Ronald Reagan's election and the rise of the Moral Majority altered the calculus: "If the '70s had given off the funk of a stained shag carpet after a basement orgy, the '80s were more like a plastic slip-covered sofa in the living room, ready for company." Television became a weathervane, tugged by the contradictory ways the nation perceived itself. Hence the squeaky-clean image of "America's Funniest Home Videos," hosted by sitcom dad Bob Saget, and grittier "Cops."
Nussbaum excavates the business narratives behind the stars, roving from executive suites to affluent zip codes to exotic locales. Her chapter on "An American Family," which aired on PBS in 1973 and featured the fraying Loud family of Santa Barbara, California, limns larger social shifts, from queer liberation to feminist rage.
The '90s saw a need for quirkier storytelling, soap-opera drama packaged for Gen X-hipsters, and then a fresh category of gladiatorial contest: "If 'The Real World' had modernized the genre, 'Survivor' supersized it." "Survivor" transformed television's economies of scale, and networks cashed in with hits like "The Bachelor" and "Project Runway."
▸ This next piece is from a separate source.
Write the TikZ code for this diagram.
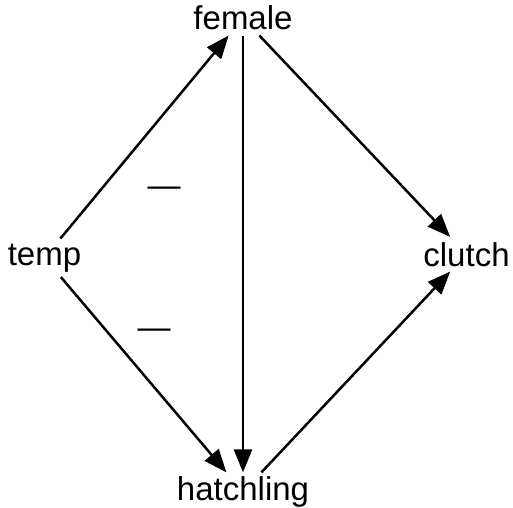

Nussbaum's deft reportage serves her well. She flavors cultural commentary with puns and slang.
"Reality production had solidified into its own distinct profession, with its own craft, traditions, mentors, and university classes," she notes. "If you made your living as a field producer or editor for a reality series, you might get the stink eye at some Hollywood party, but there were other parties to dance at." "Cue the Sun!" is both vital history and entertainment bonanza, an ode to that most American of maxims: The show must go on.
Hamilton Cain, who also reviews for the New York Times Book Review and Washington Post, lives in Brooklyn, New York.
Cue the Sun!: The Invention of Reality TV
By: Emily Nussbaum.
Publisher: Random House, 464 pages, $30.